**What the task requires**.
Reproduce the listing exactly, with no pictures in your copy.

**Given information**.
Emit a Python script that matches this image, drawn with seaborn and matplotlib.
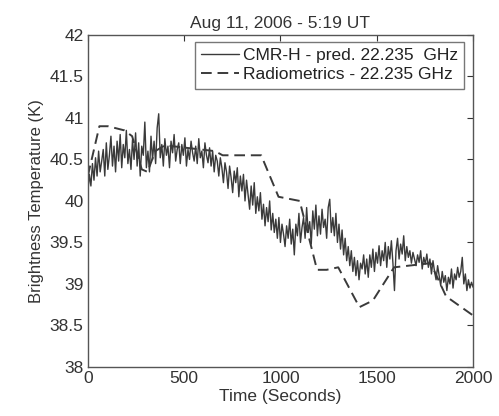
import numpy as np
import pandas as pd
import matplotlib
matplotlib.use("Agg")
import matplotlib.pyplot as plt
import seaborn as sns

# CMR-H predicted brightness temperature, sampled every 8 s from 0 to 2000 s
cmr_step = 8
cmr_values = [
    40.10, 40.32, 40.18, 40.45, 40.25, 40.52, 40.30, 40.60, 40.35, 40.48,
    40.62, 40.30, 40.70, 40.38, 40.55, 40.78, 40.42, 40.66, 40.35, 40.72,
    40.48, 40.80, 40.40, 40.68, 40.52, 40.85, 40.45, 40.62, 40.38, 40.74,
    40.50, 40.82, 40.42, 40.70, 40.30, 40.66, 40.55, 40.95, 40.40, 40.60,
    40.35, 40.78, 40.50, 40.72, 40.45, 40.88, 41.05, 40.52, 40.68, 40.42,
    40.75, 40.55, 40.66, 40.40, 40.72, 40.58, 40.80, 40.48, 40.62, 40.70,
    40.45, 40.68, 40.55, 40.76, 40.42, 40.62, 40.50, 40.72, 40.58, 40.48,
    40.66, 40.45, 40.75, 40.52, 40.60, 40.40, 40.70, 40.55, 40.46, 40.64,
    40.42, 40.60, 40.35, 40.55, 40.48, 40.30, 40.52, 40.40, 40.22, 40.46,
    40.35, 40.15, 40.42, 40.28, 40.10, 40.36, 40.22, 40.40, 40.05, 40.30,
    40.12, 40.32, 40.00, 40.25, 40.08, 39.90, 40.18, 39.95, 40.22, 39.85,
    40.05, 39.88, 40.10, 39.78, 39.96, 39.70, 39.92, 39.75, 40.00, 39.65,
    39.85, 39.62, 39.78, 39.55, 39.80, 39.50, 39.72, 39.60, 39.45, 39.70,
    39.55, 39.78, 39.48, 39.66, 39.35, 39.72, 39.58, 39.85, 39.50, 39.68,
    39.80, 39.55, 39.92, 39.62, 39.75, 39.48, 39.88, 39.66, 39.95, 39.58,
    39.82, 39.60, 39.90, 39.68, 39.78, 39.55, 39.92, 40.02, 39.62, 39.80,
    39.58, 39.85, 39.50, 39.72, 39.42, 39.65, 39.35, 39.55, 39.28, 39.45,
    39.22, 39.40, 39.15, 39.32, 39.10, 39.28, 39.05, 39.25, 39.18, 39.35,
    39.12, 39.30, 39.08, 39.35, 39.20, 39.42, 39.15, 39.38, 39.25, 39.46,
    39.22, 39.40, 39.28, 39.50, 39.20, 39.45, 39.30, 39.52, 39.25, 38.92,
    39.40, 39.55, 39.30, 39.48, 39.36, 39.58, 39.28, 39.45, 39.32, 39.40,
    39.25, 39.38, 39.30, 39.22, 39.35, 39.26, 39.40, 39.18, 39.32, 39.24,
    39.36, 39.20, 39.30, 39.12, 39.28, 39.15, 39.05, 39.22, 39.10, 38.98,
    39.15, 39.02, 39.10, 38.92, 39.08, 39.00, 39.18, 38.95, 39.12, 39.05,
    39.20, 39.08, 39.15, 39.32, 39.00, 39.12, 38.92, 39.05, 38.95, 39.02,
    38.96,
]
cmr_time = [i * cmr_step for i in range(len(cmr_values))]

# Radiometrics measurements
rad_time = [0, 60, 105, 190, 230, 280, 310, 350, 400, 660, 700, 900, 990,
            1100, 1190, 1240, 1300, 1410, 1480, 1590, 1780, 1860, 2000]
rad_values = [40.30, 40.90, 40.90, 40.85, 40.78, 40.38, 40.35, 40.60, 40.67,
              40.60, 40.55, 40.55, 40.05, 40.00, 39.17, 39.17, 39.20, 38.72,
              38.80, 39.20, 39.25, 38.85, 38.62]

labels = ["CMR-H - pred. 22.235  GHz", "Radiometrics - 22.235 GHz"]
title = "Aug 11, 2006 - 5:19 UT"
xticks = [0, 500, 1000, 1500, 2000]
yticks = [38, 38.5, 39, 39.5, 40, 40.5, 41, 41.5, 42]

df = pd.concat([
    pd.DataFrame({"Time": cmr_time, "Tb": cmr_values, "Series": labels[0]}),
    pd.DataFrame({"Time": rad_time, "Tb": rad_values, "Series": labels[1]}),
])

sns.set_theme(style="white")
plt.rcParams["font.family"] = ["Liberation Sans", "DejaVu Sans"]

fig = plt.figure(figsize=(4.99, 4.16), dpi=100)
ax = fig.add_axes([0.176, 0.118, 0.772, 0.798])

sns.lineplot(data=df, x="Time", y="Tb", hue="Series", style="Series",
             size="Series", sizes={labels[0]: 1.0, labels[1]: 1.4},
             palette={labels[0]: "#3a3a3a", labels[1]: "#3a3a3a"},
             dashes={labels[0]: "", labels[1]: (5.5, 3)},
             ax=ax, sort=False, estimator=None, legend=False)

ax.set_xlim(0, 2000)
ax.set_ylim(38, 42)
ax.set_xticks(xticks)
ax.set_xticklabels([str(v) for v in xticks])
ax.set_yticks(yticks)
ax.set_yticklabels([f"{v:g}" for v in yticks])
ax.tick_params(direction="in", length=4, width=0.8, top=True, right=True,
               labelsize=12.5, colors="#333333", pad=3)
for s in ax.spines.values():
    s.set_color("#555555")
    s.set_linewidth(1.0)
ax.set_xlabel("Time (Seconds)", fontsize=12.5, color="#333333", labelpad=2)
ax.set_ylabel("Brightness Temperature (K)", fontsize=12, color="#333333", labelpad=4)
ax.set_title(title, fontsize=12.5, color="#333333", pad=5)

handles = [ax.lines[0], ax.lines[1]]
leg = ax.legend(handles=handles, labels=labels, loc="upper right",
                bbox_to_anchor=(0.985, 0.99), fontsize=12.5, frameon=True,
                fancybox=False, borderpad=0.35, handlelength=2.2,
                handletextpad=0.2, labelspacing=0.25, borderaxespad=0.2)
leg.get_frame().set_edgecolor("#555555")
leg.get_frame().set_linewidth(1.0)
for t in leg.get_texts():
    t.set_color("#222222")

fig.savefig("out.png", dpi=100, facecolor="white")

**Completed task**.
Emit a Python script that matches this image, drawn with seaborn and matplotlib.
import numpy as np
import pandas as pd
import matplotlib
matplotlib.use("Agg")
import matplotlib.pyplot as plt
import seaborn as sns

# CMR-H predicted brightness temperature, sampled every 8 s from 0 to 2000 s
cmr_step = 8
cmr_values = [
    40.10, 40.32, 40.18, 40.45, 40.25, 40.52, 40.30, 40.60, 40.35, 40.48,
    40.62, 40.30, 40.70, 40.38, 40.55, 40.78, 40.42, 40.66, 40.35, 40.72,
    40.48, 40.80, 40.40, 40.68, 40.52, 40.85, 40.45, 40.62, 40.38, 40.74,
    40.50, 40.82, 40.42, 40.70, 40.30, 40.66, 40.55, 40.95, 40.40, 40.60,
    40.35, 40.78, 40.50, 40.72, 40.45, 40.88, 41.05, 40.52, 40.68, 40.42,
    40.75, 40.55, 40.66, 40.40, 40.72, 40.58, 40.80, 40.48, 40.62, 40.70,
    40.45, 40.68, 40.55, 40.76, 40.42, 40.62, 40.50, 40.72, 40.58, 40.48,
    40.66, 40.45, 40.75, 40.52, 40.60, 40.40, 40.70, 40.55, 40.46, 40.64,
    40.42, 40.60, 40.35, 40.55, 40.48, 40.30, 40.52, 40.40, 40.22, 40.46,
    40.35, 40.15, 40.42, 40.28, 40.10, 40.36, 40.22, 40.40, 40.05, 40.30,
    40.12, 40.32, 40.00, 40.25, 40.08, 39.90, 40.18, 39.95, 40.22, 39.85,
    40.05, 39.88, 40.10, 39.78, 39.96, 39.70, 39.92, 39.75, 40.00, 39.65,
    39.85, 39.62, 39.78, 39.55, 39.80, 39.50, 39.72, 39.60, 39.45, 39.70,
    39.55, 39.78, 39.48, 39.66, 39.35, 39.72, 39.58, 39.85, 39.50, 39.68,
    39.80, 39.55, 39.92, 39.62, 39.75, 39.48, 39.88, 39.66, 39.95, 39.58,
    39.82, 39.60, 39.90, 39.68, 39.78, 39.55, 39.92, 40.02, 39.62, 39.80,
    39.58, 39.85, 39.50, 39.72, 39.42, 39.65, 39.35, 39.55, 39.28, 39.45,
    39.22, 39.40, 39.15, 39.32, 39.10, 39.28, 39.05, 39.25, 39.18, 39.35,
    39.12, 39.30, 39.08, 39.35, 39.20, 39.42, 39.15, 39.38, 39.25, 39.46,
    39.22, 39.40, 39.28, 39.50, 39.20, 39.45, 39.30, 39.52, 39.25, 38.92,
    39.40, 39.55, 39.30, 39.48, 39.36, 39.58, 39.28, 39.45, 39.32, 39.40,
    39.25, 39.38, 39.30, 39.22, 39.35, 39.26, 39.40, 39.18, 39.32, 39.24,
    39.36, 39.20, 39.30, 39.12, 39.28, 39.15, 39.05, 39.22, 39.10, 38.98,
    39.15, 39.02, 39.10, 38.92, 39.08, 39.00, 39.18, 38.95, 39.12, 39.05,
    39.20, 39.08, 39.15, 39.32, 39.00, 39.12, 38.92, 39.05, 38.95, 39.02,
    38.96,
]
cmr_time = [i * cmr_step for i in range(len(cmr_values))]

# Radiometrics measurements
rad_time = [0, 60, 105, 190, 230, 280, 310, 350, 400, 660, 700, 900, 990,
            1100, 1190, 1240, 1300, 1410, 1480, 1590, 1780, 1860, 2000]
rad_values = [40.30, 40.90, 40.90, 40.85, 40.78, 40.38, 40.35, 40.60, 40.67,
              40.60, 40.55, 40.55, 40.05, 40.00, 39.17, 39.17, 39.20, 38.72,
              38.80, 39.20, 39.25, 38.85, 38.62]

labels = ["CMR-H - pred. 22.235  GHz", "Radiometrics - 22.235 GHz"]
title = "Aug 11, 2006 - 5:19 UT"
xticks = [0, 500, 1000, 1500, 2000]
yticks = [38, 38.5, 39, 39.5, 40, 40.5, 41, 41.5, 42]

df = pd.concat([
    pd.DataFrame({"Time": cmr_time, "Tb": cmr_values, "Series": labels[0]}),
    pd.DataFrame({"Time": rad_time, "Tb": rad_values, "Series": labels[1]}),
])

sns.set_theme(style="white")
plt.rcParams["font.family"] = ["Liberation Sans", "DejaVu Sans"]

fig = plt.figure(figsize=(4.99, 4.16), dpi=100)
ax = fig.add_axes([0.176, 0.118, 0.772, 0.798])

sns.lineplot(data=df, x="Time", y="Tb", hue="Series", style="Series",
             size="Series", sizes={labels[0]: 1.0, labels[1]: 1.4},
             palette={labels[0]: "#3a3a3a", labels[1]: "#3a3a3a"},
             dashes={labels[0]: "", labels[1]: (5.5, 3)},
             ax=ax, sort=False, estimator=None, legend=False)

ax.set_xlim(0, 2000)
ax.set_ylim(38, 42)
ax.set_xticks(xticks)
ax.set_xticklabels([str(v) for v in xticks])
ax.set_yticks(yticks)
ax.set_yticklabels([f"{v:g}" for v in yticks])
ax.tick_params(direction="in", length=4, width=0.8, top=True, right=True,
               labelsize=12.5, colors="#333333", pad=3)
for s in ax.spines.values():
    s.set_color("#555555")
    s.set_linewidth(1.0)
ax.set_xlabel("Time (Seconds)", fontsize=12.5, color="#333333", labelpad=2)
ax.set_ylabel("Brightness Temperature (K)", fontsize=12, color="#333333", labelpad=4)
ax.set_title(title, fontsize=12.5, color="#333333", pad=5)

handles = [ax.lines[0], ax.lines[1]]
leg = ax.legend(handles=handles, labels=labels, loc="upper right",
                bbox_to_anchor=(0.985, 0.99), fontsize=12.5, frameon=True,
                fancybox=False, borderpad=0.35, handlelength=2.2,
                handletextpad=0.2, labelspacing=0.25, borderaxespad=0.2)
leg.get_frame().set_edgecolor("#555555")
leg.get_frame().set_linewidth(1.0)
for t in leg.get_texts():
    t.set_color("#222222")

fig.savefig("out.png", dpi=100, facecolor="white")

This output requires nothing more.